Recorded information.
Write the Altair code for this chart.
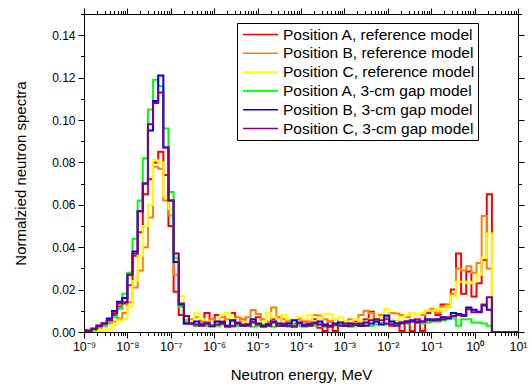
import altair as alt
import numpy as np
import pandas as pd

SERIES = [
    "Position A, reference model",
    "Position B, reference model",
    "Position C, reference model",
    "Position A, 3-cm gap model",
    "Position B, 3-cm gap model",
    "Position C, 3-cm gap model",
]
COLORS = ["#FF0000", "#FF8000", "#FFFF00", "#00FF00", "#0000FF", "#800080"]

# energy group structure (log10 of first lower edge, log10 width), 80 groups
LOG_E_FIRST = -9.065
LOG_E_STEP = 0.1183
N_GROUPS = 80
E_AXIS_END = 10.0

A_REF = [0.0005, 0.0008, 0.0015, 0.003, 0.004, 0.005, 0.008, 0.012, 0.0135, 0.022, 0.036, 0.047, 0.065, 0.072, 0.080, 0.085, 0.074, 0.050, 0.019, 0.008, 0.004,
         0.004, 0.003, 0.005, 0.009, 0.006, 0.008, 0.005, 0.009, 0.009, 0.004, 0.006, 0.004, 0.005, 0.007, 0.003, 0.004, 0.006, 0.007, 0.004, 0.005,
         0.003, 0.006, 0.005, 0.004, 0.006, 0.002, 0.0005, 0.005, 0.0005, 0.004, 0.003, 0.004, 0.005, 0.003, 0.006, 0.0096, 0.005, 0.004, 0.006, 0.003,
         0.005, 0.0005, 0.005, 0.0005, 0.006,
         0.0005, 0.009, 0.010, 0.008, 0.013, 0.012, 0.020, 0.037, 0.018, 0.0285, 0.0167, 0.023, 0.034, 0.065]
B_REF = [0.0003, 0.0005, 0.001, 0.002, 0.003, 0.004, 0.005, 0.0065, 0.009, 0.014, 0.021, 0.029, 0.040, 0.054, 0.078, 0.077, 0.062, 0.055, 0.027, 0.012, 0.006,
         0.006, 0.007, 0.005, 0.004, 0.006, 0.005, 0.007, 0.006, 0.005, 0.007, 0.006, 0.007, 0.0104, 0.0085, 0.006, 0.005, 0.0115, 0.007, 0.006, 0.005,
         0.004, 0.006, 0.005, 0.005, 0.008, 0.0078, 0.006, 0.005, 0.006, 0.004, 0.005, 0.006, 0.004, 0.008, 0.010, 0.009, 0.006, 0.008, 0.007, 0.009,
         0.0087, 0.008, 0.007, 0.009, 0.008,
         0.008, 0.010, 0.011, 0.009, 0.012, 0.013, 0.018, 0.030, 0.029, 0.031, 0.028, 0.0325, 0.0547, 0.030]
C_REF = [0.0, 0.0002, 0.0003, 0.0005, 0.001, 0.0012, 0.0035, 0.0055, 0.006, 0.012, 0.024, 0.036, 0.050, 0.060, 0.081, 0.080, 0.064, 0.058, 0.034, 0.017, 0.0065,
         0.005, 0.009, 0.006, 0.004, 0.005, 0.003, 0.008, 0.009, 0.006, 0.004, 0.005, 0.004, 0.006, 0.004, 0.005, 0.009, 0.007, 0.004, 0.008, 0.006,
         0.005, 0.007, 0.006, 0.008, 0.005, 0.006, 0.0085, 0.0085, 0.006, 0.007, 0.005, 0.004, 0.006, 0.005, 0.004, 0.006, 0.005, 0.007, 0.011, 0.006,
         0.005, 0.007, 0.008, 0.009, 0.008,
         0.009, 0.010, 0.010, 0.011, 0.010, 0.012, 0.017, 0.0237, 0.0237, 0.023, 0.0237, 0.027, 0.035, 0.0465]
A_GAP = [0.0005, 0.0005, 0.001, 0.0025, 0.003, 0.005, 0.007, 0.011, 0.018, 0.028, 0.044, 0.062, 0.082, 0.105, 0.119, 0.116, 0.096, 0.066, 0.035, 0.012, 0.005,
         0.004, 0.003, 0.0035, 0.003, 0.0025, 0.003, 0.0035, 0.003, 0.0025, 0.003, 0.003, 0.0035, 0.0025, 0.003, 0.0035, 0.003, 0.0025, 0.003, 0.003, 0.0025,
         0.0035, 0.003, 0.0025, 0.003, 0.003, 0.0035, 0.0025, 0.003, 0.003, 0.0035, 0.003, 0.0025, 0.003, 0.0035, 0.003, 0.003, 0.0035, 0.004, 0.0035, 0.004,
         0.004, 0.0045, 0.004, 0.005, 0.0045,
         0.004, 0.0045, 0.005, 0.005, 0.0055, 0.006, 0.0065, 0.003, 0.006, 0.006, 0.0045, 0.0045, 0.004, 0.003]
B_GAP = [0.0008, 0.0005, 0.0015, 0.003, 0.004, 0.0064, 0.0099, 0.0143, 0.016, 0.027, 0.038, 0.057, 0.070, 0.095, 0.109, 0.121, 0.087, 0.062, 0.033, 0.013, 0.004,
         0.004, 0.005, 0.0035, 0.004, 0.003, 0.005, 0.0045, 0.003, 0.0055, 0.004, 0.003, 0.0035, 0.006, 0.004, 0.003, 0.0035, 0.005, 0.004, 0.003, 0.004,
         0.0055, 0.0045, 0.003, 0.0035, 0.004, 0.005, 0.0035, 0.003, 0.004, 0.0045, 0.003, 0.004, 0.0035, 0.003, 0.0045, 0.004, 0.005, 0.0035, 0.0078, 0.005,
         0.004, 0.0045, 0.005, 0.0055, 0.005,
         0.005, 0.006, 0.0055, 0.006, 0.007, 0.0065, 0.009, 0.0085, 0.008, 0.0115, 0.0105, 0.0095, 0.0125, 0.0105]
C_GAP = [0.0005, 0.0005, 0.0015, 0.003, 0.004, 0.0057, 0.0088, 0.0135, 0.014, 0.027, 0.037, 0.057, 0.070, 0.098, 0.108, 0.113, 0.087, 0.062, 0.037, 0.0135, 0.0075,
         0.004, 0.0035, 0.003, 0.0045, 0.003, 0.0035, 0.004, 0.0025, 0.003, 0.0045, 0.0035, 0.003, 0.0045, 0.0035, 0.0025, 0.003, 0.0045, 0.003, 0.0035, 0.003,
         0.0025, 0.004, 0.0035, 0.003, 0.0045, 0.0035, 0.003, 0.0025, 0.0035, 0.003, 0.004, 0.003, 0.0035, 0.004, 0.003, 0.0055, 0.006, 0.0055, 0.004, 0.0035,
         0.003, 0.004, 0.0045, 0.005, 0.0045,
         0.005, 0.0055, 0.006, 0.0055, 0.006, 0.007, 0.0075, 0.008, 0.0075, 0.0107, 0.0093, 0.0093, 0.013, 0.0164]

VALUES = [A_REF, B_REF, C_REF, A_GAP, B_GAP, C_GAP]
for v in VALUES:
    assert len(v) == N_GROUPS, len(v)

X_MAJOR = [1e-9, 1e-8, 1e-7, 1e-6, 1e-5, 1e-4, 1e-3, 1e-2, 1e-1, 1e0, 1e1]
X_MINOR = [m * 10.0 ** p for p in range(-9, 1) for m in range(2, 10)]
Y_MAJOR = [0.00, 0.02, 0.04, 0.06, 0.08, 0.10, 0.12, 0.14]
Y_MINOR = [0.01, 0.03, 0.05, 0.07, 0.09, 0.11, 0.13, 0.15]

edges = 10.0 ** (LOG_E_FIRST + LOG_E_STEP * np.arange(N_GROUPS + 1))
rows = []
for name, vals in zip(SERIES, VALUES):
    for k, val in enumerate(vals):
        rows.append({"series": name, "E": float(edges[k]), "v": val, "o": k})
    rows.append({"series": name, "E": float(edges[N_GROUPS]), "v": 0.0, "o": N_GROUPS})
    rows.append({"series": name, "E": E_AXIS_END, "v": 0.0, "o": N_GROUPS + 1})
df = pd.DataFrame(rows)

xscale = alt.Scale(type="log", domain=[1e-9, 10], nice=False)
yscale = alt.Scale(domain=[0, 0.15], nice=False, zero=True)
cscale = alt.Scale(domain=SERIES, range=COLORS)

LABEL_EXPR = ("'10' + (datum.value < 0.5 ? '\u207b' : '') + "
              "['\u2070','\u00b9','\u00b2','\u00b3','\u2074','\u2075','\u2076','\u2077','\u2078','\u2079']"
              "[abs(round(log(datum.value)/LN10))]")

dummy = pd.DataFrame({"E": [1e-3], "v": [0.05]})


def axis_layer(xaxis, yaxis):
    return alt.Chart(dummy).mark_point(opacity=0).encode(
        x=alt.X("E:Q", scale=xscale, axis=xaxis),
        y=alt.Y("v:Q", scale=yscale, axis=yaxis),
    )


common = dict(grid=False, tickColor="black", tickWidth=1, domainColor="black", domainWidth=1,
              labelFlush=False, labelOverlap=False)

ax1 = axis_layer(
    alt.Axis(orient="bottom", values=X_MAJOR, labelExpr=LABEL_EXPR, tickSize=6, labelFontSize=12.5,
             labelPadding=2, title="Neutron energy, MeV", titleFontSize=15, titlePadding=15,
             titleFontWeight="normal", domain=True, **common),
    alt.Axis(orient="left", values=Y_MAJOR, format=".2f", tickSize=6, labelFontSize=12, labelPadding=3,
             title="Normalzied neutron spectra", titleFontSize=15, titlePadding=23,
             titleFontWeight="normal", domain=True, **common),
)
ax2 = axis_layer(
    alt.Axis(orient="bottom", values=X_MINOR, labels=False, tickSize=3.5, domain=False, title=None, **common),
    alt.Axis(orient="left", values=Y_MINOR, labels=False, tickSize=3.5, domain=False, title=None, **common),
)
ax3 = axis_layer(
    alt.Axis(orient="top", values=X_MAJOR, labels=False, tickSize=6, domain=True, title=None, **common),
    alt.Axis(orient="right", values=Y_MAJOR, labels=False, tickSize=6, domain=True, title=None, **common),
)
ax4 = axis_layer(
    alt.Axis(orient="top", values=X_MINOR, labels=False, tickSize=3.5, domain=False, title=None, **common),
    alt.Axis(orient="right", values=Y_MINOR, labels=False, tickSize=3.5, domain=False, title=None, **common),
)

# horizontal line symbol, longer than the legend row height
LEGEND_LINE = "M-0.733,0H3.933"

legend = alt.Legend(
    title=None, orient="none", legendX=153, legendY=9, symbolType=LEGEND_LINE, symbolSize=225,
    symbolStrokeWidth=1.6, labelFontSize=15.5, labelLimit=400, labelOffset=26, rowPadding=1.8,
    padding=3, strokeColor="black", fillColor="white", labelColor="black",
)

line_layers = []
for name in SERIES:
    line_layers.append(
        alt.Chart(df).transform_filter(alt.datum.series == name)
        .mark_line(interpolate="step-after", strokeWidth=2, clip=True)
        .encode(
            x=alt.X("E:Q", scale=xscale, axis=None),
            y=alt.Y("v:Q", scale=yscale, axis=None),
            color=alt.Color("series:N", scale=cscale, legend=legend),
            order=alt.Order("o:Q"),
        )
    )

chart = (
    alt.layer(ax1, ax2, ax3, ax4, *line_layers)
    .resolve_axis(x="independent", y="independent")
    .properties(width=434, height=318, autosize=alt.AutoSizeParams(type="none"),
                padding={"left": 84, "top": 14, "right": 11, "bottom": 55})
    .configure(font="Liberation Sans")
    .configure_view(stroke=None)
    .configure_axis(labelColor="black", titleColor="black", labelFont="Liberation Sans",
                    titleFont="Liberation Sans")
    .configure_legend(labelFont="Liberation Sans")
)

chart.save("out.html", embed_options={"renderer": "svg", "actions": False})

Problem to work on. Repeat the listing above up to and including the line with "E_AXIS_END = 10.0", starting from its first line. Drop any pictures.

Written answer.
Write the Altair code for this chart.
import altair as alt
import numpy as np
import pandas as pd

SERIES = [
    "Position A, reference model",
    "Position B, reference model",
    "Position C, reference model",
    "Position A, 3-cm gap model",
    "Position B, 3-cm gap model",
    "Position C, 3-cm gap model",
]
COLORS = ["#FF0000", "#FF8000", "#FFFF00", "#00FF00", "#0000FF", "#800080"]

# energy group structure (log10 of first lower edge, log10 width), 80 groups
LOG_E_FIRST = -9.065
LOG_E_STEP = 0.1183
N_GROUPS = 80
E_AXIS_END = 10.0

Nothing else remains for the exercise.